Вот так с нами тогда разговаривали: коротки и ясно. Или - или... Все мы были винтиками в огромной идеологической машине, созданной для оболванивания людей, а кто же церемонится с винтиками?! Сломался, сорвалась резьба - ввинтили другой, и вся недолга: машина продолжает работать. Вылететь из издательства с "волчьим билетом"? Даже в заводскую многотиражку не возьмут. А я ведь больше ничего не умел: только писать и редактировать. Как жить? Что делать?

Плетью обуха не перешибешь -я взял телефон и пошел звонить Юрию Идашкину (Люди из окружения Твардовского называли его "Иудушкин".). Он сказал, что немедленно вышлет шесть экземпляров журнала для расклейки, и попросил уведомить его, как только подготовка рукописи будет закончена.

С глубокой тоской я перечитывал этот роман, полный таких, например, перлов: "Для тебя существуют лишь Мандельштам, Цветаева, Пастернак, Бабель, - говорит одна из главных героинь Лера своему мужу, итальянцу, коммунисту-перерожденцу и антисоветчику Бенито Спада, - а я росла - даже и в руки не брала их книг. А когда взяла, они меня не тронули. Они из иного мира. На книгах совсем других писателей формировался мой мир". Каких же? Оказывается, на книгах Фурманова, Островского, Фадеева... Увы, в ту пору я уже тоже считал, что Мандельштам, Цветаева, Пастернак и Бабель, а вовсе не Фурманов и Островский - это и есть настоящая литература, и в этом смысле позиция негодяя Спады была мне куда ближе, чем его убого правоверной жены. Я ставил птички на полях, возле неудачных, на мой взгляд, слов и выражений, лишних эпитетов, длиннот, каких-то мелких неточностей. Я понимал, что все это - латание презерватива черными нитками, что Кочетов никогда не согласится на кардинальные правки, затрагивающие философию, сюжет романа, взгляды его героев, а поэтому лучше всего было бы просто подмахнуть эту стряпню, не читая, коль уж выпала мне такая черная доля. Но проклятое чувство ответственности, уважения к своей профессии вынудило меня дочитать расклейку до конца. После этого я позвонил все тому же Юрию Идашкину и сказал, что хотел бы встретиться и побеседовать с автором - у меня есть кое-какие замечания по роману, хорошо бы их снять.

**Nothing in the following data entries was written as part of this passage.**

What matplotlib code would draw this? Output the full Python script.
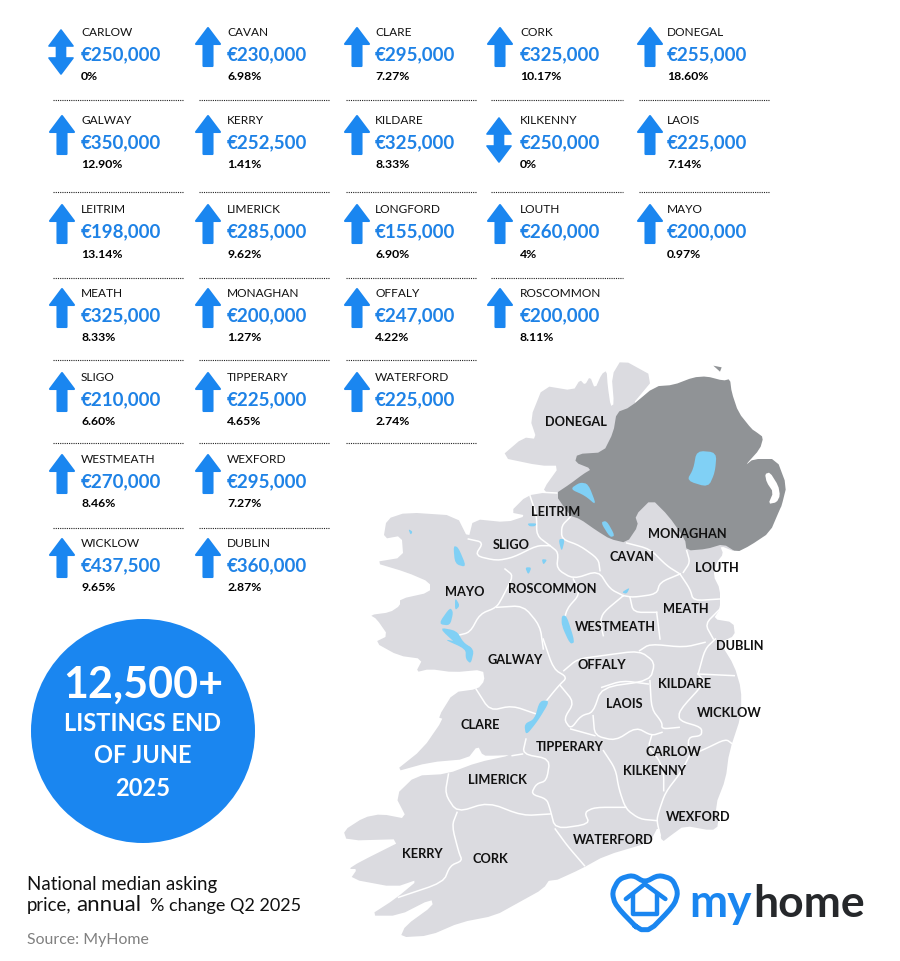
import matplotlib
matplotlib.use("Agg")
import numpy as np
import matplotlib.pyplot as plt
from matplotlib.patches import Polygon, Circle

plt.rcParams["font.family"] = "Lato"

BLUE = "#1a86f0"
PRICE_BLUE = "#1e82e6"
LAND = "#dbdbe0"
NI_GREY = "#909396"
LAKE = "#80d0f5"

# table values
counties = ["CARLOW", "CAVAN", "CLARE", "CORK", "DONEGAL",
            "GALWAY", "KERRY", "KILDARE", "KILKENNY", "LAOIS",
            "LEITRIM", "LIMERICK", "LONGFORD", "LOUTH", "MAYO",
            "MEATH", "MONAGHAN", "OFFALY", "ROSCOMMON",
            "SLIGO", "TIPPERARY", "WATERFORD",
            "WESTMEATH", "WEXFORD",
            "WICKLOW", "DUBLIN"]
prices = [250000, 230000, 295000, 325000, 255000,
          350000, 252500, 325000, 250000, 225000,
          198000, 285000, 155000, 260000, 200000,
          325000, 200000, 247000, 200000,
          210000, 225000, 225000,
          270000, 295000,
          437500, 360000]
changes = ["0%", "6.98%", "7.27%", "10.17%", "18.60%",
           "12.90%", "1.41%", "8.33%", "0%", "7.14%",
           "13.14%", "9.62%", "6.90%", "4%", "0.97%",
           "8.33%", "1.27%", "4.22%", "8.11%",
           "6.60%", "4.65%", "2.74%",
           "8.46%", "7.27%",
           "9.65%", "2.87%"]
row_sizes = [5, 5, 5, 4, 3, 2, 2]

# layout of the table, in image pixels
col_text = [81, 227, 375, 520, 667]
col_arrow = [62, 208, 357, 500, 650]
col_rule = [(53, 183), (199, 330), (346, 477), (491, 623), (639, 770)]
row_name = [32, 120, 209, 293, 377, 459, 543]
rule_y = [101, 193, 279, 361, 444, 529]
rule_cols = [5, 5, 4, 3, 3, 2]

map_labels = ["DONEGAL", "LEITRIM", "SLIGO", "MAYO", "ROSCOMMON", "MONAGHAN", "CAVAN",
              "LOUTH", "MEATH", "WESTMEATH", "DUBLIN", "GALWAY", "OFFALY", "KILDARE",
              "LAOIS", "WICKLOW", "CLARE", "TIPPERARY", "CARLOW", "KILKENNY", "LIMERICK",
              "WEXFORD", "WATERFORD", "KERRY", "CORK"]
label_xy = [(576, 422), (556, 511), (511, 545), (465, 592), (552, 589), (687, 534), (632, 557),
            (717, 568), (686, 609), (615, 627), (740, 646), (515, 660), (602, 665), (685, 684),
            (624, 704), (729, 713), (480, 725), (570, 747), (673, 752), (654, 771), (497, 780),
            (698, 817), (613, 840), (422, 854), (490, 859)]

# map shapes (crop coordinates, converted below)
def north(pts):
    return [(x / 3 + 340, y / 3 + 350) for x, y in pts]

def south(pts):
    return [(x / 2.904 + 340, y / 3 + 640) for x, y in pts]

# corner cutting so the traced outlines are not so angular
def smooth(pts, closed=True, n=1):
    pts = np.array(pts, dtype=float)
    for _ in range(n):
        nxt = np.roll(pts, -1, axis=0)
        a = 0.8 * pts + 0.2 * nxt
        b = 0.2 * pts + 0.8 * nxt
        if closed:
            pts = np.column_stack([a, b]).reshape(-1, 2)
        else:
            mid = np.column_stack([a[:-1], b[:-1]]).reshape(-1, 2)
            pts = np.vstack([pts[0], mid, pts[-1]])
    return pts

ireland = north([(845, 30), (945, 85), (870, 175), (945, 112), (1100, 300), (1190, 610), (1140, 590),
                 (1150, 615), (1130, 640), (1120, 680), (1140, 720), (1140, 780), (1120, 810),
                 (1180, 820), (1185, 860), (1140, 880)]) + \
    south([(1145, 80), (1165, 150), (1165, 230), (1130, 340), (1120, 420), (1090, 500), (1100, 560),
           (1080, 575), (1000, 560), (960, 590), (935, 610), (925, 560), (900, 610), (770, 650),
           (700, 690), (615, 730), (550, 710), (615, 712), (590, 750), (520, 790), (450, 830),
           (350, 850), (260, 890), (175, 895), (190, 860), (270, 800), (265, 780), (170, 830),
           (85, 830), (160, 780), (230, 720), (160, 745), (30, 720), (50, 690), (25, 690),
           (55, 670), (190, 600), (20, 605), (10, 575), (70, 535), (120, 525), (195, 540),
           (160, 470), (220, 410), (310, 405), (400, 370), (500, 348), (450, 350), (415, 350),
           (400, 320), (370, 360), (260, 370), (155, 400), (240, 330), (300, 240), (285, 235),
           (330, 160), (400, 150), (420, 125), (415, 92), (330, 100), (260, 90), (220, 100),
           (240, 60), (170, 50), (100, 10), (140, -10)]) + \
    north([(110, 810), (90, 798), (150, 790), (180, 770), (180, 750), (270, 730), (270, 700),
           (200, 670), (100, 640), (190, 625), (185, 560), (130, 570), (140, 510), (200, 490),
           (350, 500), (385, 570), (400, 510), (500, 520), (560, 500), (510, 490), (560, 440),
           (620, 430), (610, 420), (660, 350), (600, 350), (480, 325), (550, 265), (590, 270),
           (570, 210), (610, 110), (700, 125), (720, 92), (735, 108), (750, 82), (765, 120),
           (785, 75), (800, 65), (803, 110), (812, 172), (822, 165), (815, 80)])

ni = north([(945, 112), (1000, 108), (1060, 85), (1100, 82), (1150, 95), (1170, 90), (1175, 130),
            (1195, 190), (1235, 240), (1250, 250), (1270, 265), (1260, 300), (1215, 350),
            (1240, 330), (1310, 330), (1340, 410), (1325, 470), (1320, 480), (1290, 550),
            (1230, 590), (1190, 610), (1150, 585), (1100, 600), (1040, 605), (1035, 570),
            (985, 500), (935, 450), (885, 500), (895, 530), (860, 582), (810, 570), (770, 545),
            (720, 510), (690, 500), (645, 435), (690, 405), (730, 375), (755, 360), (705, 340),
            (712, 315), (790, 310), (820, 250), (830, 190), (870, 175)])
rathlin = north([(1120, 50), (1145, 55), (1140, 68)])
strangford = north([(1275, 375), (1290, 370), (1315, 410), (1320, 440), (1310, 460), (1285, 465),
                    (1300, 430), (1280, 400)])

lakes = [north([(1070, 305), (1130, 310), (1125, 370), (1105, 415), (1040, 395), (1060, 360)]),
         north([(690, 420), (720, 400), (745, 405), (770, 470), (735, 440)]),
         north([(782, 520), (800, 515), (825, 560), (810, 565)]),
         north([(562, 523), (590, 523), (585, 532), (568, 532)]),
         north([(655, 570), (675, 570), (665, 610)]),
         north([(605, 630), (622, 632), (610, 648)]),
         north([(555, 655), (575, 655), (565, 678)]),
         north([(205, 540), (218, 548), (212, 558)]),
         north([(340, 590), (355, 595), (380, 655), (345, 645)]),
         north([(345, 745), (360, 770), (345, 785)]),
         north([(330, 775), (295, 825), (330, 830), (340, 790)]),
         north([(295, 835), (350, 845), (370, 880), (400, 900), (360, 895)]),
         south([(300, 0), (350, 10), (390, 30), (380, 75), (365, 60), (365, 30)]),
         north([(665, 800), (680, 800), (705, 880), (690, 885), (665, 830)]),
         north([(845, 730), (870, 715), (860, 735)]),
         south([(580, 185), (610, 185), (575, 245), (540, 290), (535, 255), (565, 240)])]

county_lines = [north([(610, 430), (650, 432)]),
                north([(570, 440), (590, 500), (590, 560), (630, 590)]),
                north([(690, 505), (665, 530), (665, 570), (720, 590), (775, 630), (780, 665)]),
                north([(385, 570), (430, 580), (405, 620), (470, 635), (520, 625), (590, 590), (630, 590)]),
                north([(630, 590), (655, 610), (650, 660), (700, 690), (775, 665), (810, 720), (850, 740)]),
                north([(860, 582), (930, 600), (980, 650), (1020, 675)]),
                north([(1020, 675), (960, 700), (950, 735), (880, 745), (850, 740)]),
                north([(1040, 605), (1050, 640), (1030, 670)]),
                north([(1020, 675), (1050, 720), (1060, 755), (1140, 750)]),
                north([(495, 660), (520, 680), (490, 740), (470, 775), (420, 795), (390, 850), (350, 860)]),
                north([(470, 775), (550, 770), (600, 830), (610, 900)]),
                north([(700, 690), (720, 735), (680, 780), (670, 830)]),
                north([(850, 740), (790, 790), (780, 820), (790, 860)]),
                north([(950, 790), (960, 870)]),
                north([(870, 745), (880, 790), (950, 790)]),
                north([(1140, 780), (1095, 825), (1120, 870)]),
                south([(590, 0), (620, 90), (660, 115), (635, 140), (580, 210)]),
                south([(395, 150), (435, 215), (500, 200), (570, 225)]),
                south([(650, 95), (690, 60), (760, 50), (870, 35), (915, 70), (900, 125), (760, 145),
                       (735, 220), (700, 230), (670, 270), (650, 240), (680, 190), (640, 140)]),
                south([(870, 35), (900, 15), (1000, 25), (1060, 10)]),
                south([(1040, 105), (1145, 110)]),
                south([(1040, 105), (1060, 30), (1090, 0)]),
                south([(1040, 105), (1060, 130), (985, 215), (985, 245), (1050, 265), (1050, 290),
                       (1010, 295), (1015, 350), (1060, 330), (1120, 300), (1140, 315)]),
                south([(900, 125), (905, 210), (935, 250), (935, 270), (985, 265)]),
                south([(760, 145), (820, 125), (895, 135)]),
                south([(735, 230), (740, 290), (800, 305), (860, 265), (905, 290), (935, 280)]),
                south([(905, 290), (895, 325), (925, 360), (940, 400), (940, 455)]),
                south([(1015, 350), (990, 400), (945, 460), (925, 520), (920, 545), (930, 590)]),
                south([(765, 335), (800, 390), (810, 450), (830, 510), (870, 540), (920, 545)]),
                south([(830, 505), (740, 505), (710, 520), (725, 555), (625, 570), (610, 510), (600, 480),
                       (555, 465), (570, 435), (600, 425), (610, 360), (530, 345), (540, 300)]),
                south([(670, 270), (740, 290)]),
                south([(500, 350), (530, 345)]),
                south([(315, 405), (305, 465), (340, 520), (430, 490), (530, 530), (610, 525)]),
                south([(340, 520), (325, 560), (345, 640), (355, 665), (320, 680), (300, 730), (170, 775)]),
                south([(625, 570), (660, 620), (710, 680)])]

heart = south([(885, 890), (800, 800), (790, 760), (810, 720), (850, 708), (885, 730), (925, 708),
               (965, 720), (982, 760), (970, 800)])
roof = south([(830, 780), (885, 735), (945, 780)])
house = south([(852, 765), (852, 825), (920, 825), (920, 765)])


def up_arrow(ax, x, top):
    pts = [(x, top), (x + 12, top + 16), (x + 4.5, top + 16), (x + 4.5, top + 38),
           (x - 4.5, top + 38), (x - 4.5, top + 16), (x - 12, top + 16)]
    ax.add_patch(Polygon(pts, closed=True, fc=BLUE, ec=BLUE, lw=1.5, joinstyle="round"))


def flat_arrow(ax, x, top):
    pts = [(x, top), (x + 12, top + 16), (x + 4.5, top + 16), (x + 4.5, top + 28), (x + 12, top + 28),
           (x, top + 44), (x - 12, top + 28), (x - 4.5, top + 28), (x - 4.5, top + 16), (x - 12, top + 16)]
    ax.add_patch(Polygon(pts, closed=True, fc=BLUE, ec=BLUE, lw=1.2, joinstyle="round"))


fig = plt.figure(figsize=(9, 9.62), dpi=100)
ax = fig.add_axes([0, 0, 1, 1])
ax.set_xlim(0, 900)
ax.set_ylim(962, 0)
ax.axis("off")

# map
ax.add_patch(Polygon(smooth(ireland), closed=True, fc=LAND, ec="none", zorder=1))
ax.add_patch(Polygon(smooth(ni), closed=True, fc=NI_GREY, ec="none", zorder=2))
ax.add_patch(Polygon(rathlin, closed=True, fc=NI_GREY, ec="none", zorder=2))
ax.add_patch(Polygon(smooth(strangford), closed=True, fc="white", ec="none", zorder=3))
for line in county_lines:
    pts = smooth(line, closed=False, n=2)
    ax.plot(pts[:, 0], pts[:, 1], color="white", lw=1.1, zorder=3, solid_joinstyle="round")
for lake in lakes:
    ax.add_patch(Polygon(smooth(lake, n=2), closed=True, fc=LAKE, ec="none", zorder=4))
for name, (x, y) in zip(map_labels, label_xy):
    ax.text(x, y + 0.5, name, fontsize=9.2, color="#111111", ha="center", va="center", zorder=5, fontweight="bold")

# table
i = 0
for r, n in enumerate(row_sizes):
    for c in range(n):
        y = row_name[r]
        ax.text(col_text[c], y + 0.5, counties[i], fontsize=8.6, color="#111111", va="center")
        ax.text(col_text[c], y + 23, "€{:,}".format(prices[i]), fontsize=13.5, color=PRICE_BLUE,
                va="center", fontweight="bold")
        ax.text(col_text[c], y + 45, changes[i], fontsize=8.8, color="black", va="center", fontweight="bold")
        if changes[i] == "0%":
            flat_arrow(ax, col_arrow[c] - 1, y - 1)
        else:
            up_arrow(ax, col_arrow[c], y - 3)
        i += 1
for y, n in zip(rule_y, rule_cols):
    for x0, x1 in col_rule[:n]:
        ax.plot([x0, x1], [y, y], color="#222222", lw=0.8, ls=(0, (1, 1)))

# callout
ax.add_patch(Circle((143, 732), 112, fc=BLUE, ec="none"))
ax.text(143, 685, "12,500+", fontsize=31, color="white", ha="center", va="center", fontweight="bold")
ax.text(143, 724, "LISTINGS END", fontsize=17, color="white", ha="center", va="center", fontweight="bold")
ax.text(143, 756, "OF JUNE", fontsize=17, color="white", ha="center", va="center", fontweight="bold")
ax.text(143, 789, "2025", fontsize=17, color="white", ha="center", va="center", fontweight="bold")

# caption
ax.text(27, 885, "National median asking", fontsize=13.4, color="#111111", va="center")
ax.text(27, 906, "price,", fontsize=13.4, color="#111111", va="center")
ax.text(76, 905, "annual", fontsize=16, color="#111111", va="center")
ax.text(150, 906, "% change Q2 2025", fontsize=13, color="#111111", va="center")
ax.text(27, 940, "Source: MyHome", fontsize=11.4, color="#808080", va="center")

# logo
pts = smooth(heart, n=2)
ax.plot(np.append(pts[:, 0], pts[0, 0]), np.append(pts[:, 1], pts[0, 1]), color=BLUE, lw=3.6,
        solid_joinstyle="round", zorder=6)
for shape in [roof, house]:
    xs, ys = zip(*shape)
    ax.plot(xs, ys, color=BLUE, lw=3.2, solid_joinstyle="round", solid_capstyle="round", zorder=6)
ax.text(689, 917, "my", fontsize=33, color=BLUE, va="baseline", fontweight="bold", zorder=6)
ax.text(753, 917, "home", fontsize=32, color="#26282b", va="baseline", fontweight="bold", zorder=6)

fig.savefig("out.png", dpi=100)
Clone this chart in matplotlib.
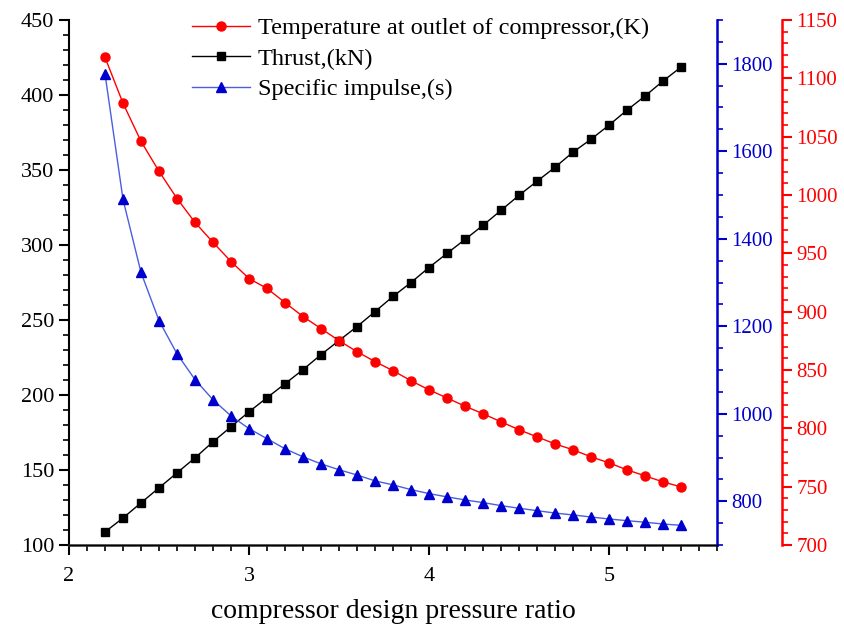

- Когда вы можете выехать в Москву? - спросил он.

- Завтра вечером.

- Очень хорошо. Как только возьмете билет, позвоните мне и назовите номер вагона, вас встретят.

Я получил командировку, деньги, взял билет, сообщил Идашкину номер вагона, бросил в свой потрепанный чемоданчик папки с расклейкой, пару свежих сорочек, электрическую бритву и зубную щетку и поехал в Москву.

Был январь семидесятого, морозы стояли лютые, пальтишко мое на "рыбьем" меху ледяной ветер продувал насквозь, ноги зябли в тонких туфлях; поездка не сулила ничего хорошего. Что я еду не в столицу нашей Родины, где было еще холоднее, чем в Минске, а прямиком в коммунизм, я даже предположить не мог.

Едва я рано утром вышел из вагона на Белорусском вокзале, ко мне подошел молодой человек в ратиновом пальто и пыжиковой шапке, окинул цепким взглядом мою унылую фигуру и спросил:

- Михаил Наумович Герчик?

- Он самый.

- Здравствуйте. Прошу в машину.

Он чуть ни насильно взял мой чемоданчик, и я оглянуться не успел, как очутился в теплом и просторном салоне "чайки", на роскошном кожаном сидении - сроду в таких не ездил, у нас их на весь Минск было, кажется, штуки две. Молодой человек сел за руль.

- Сейчас я вас отвезу в гостиницу, - сказал он. - Умоетесь, приведете себя в порядок, и поедем в Переделкино, на дачу к Всеволоду Анисимовичу; вас ждут к завтраку.

И побежали за окнами черной "чайки" уже оживленные московские улицы.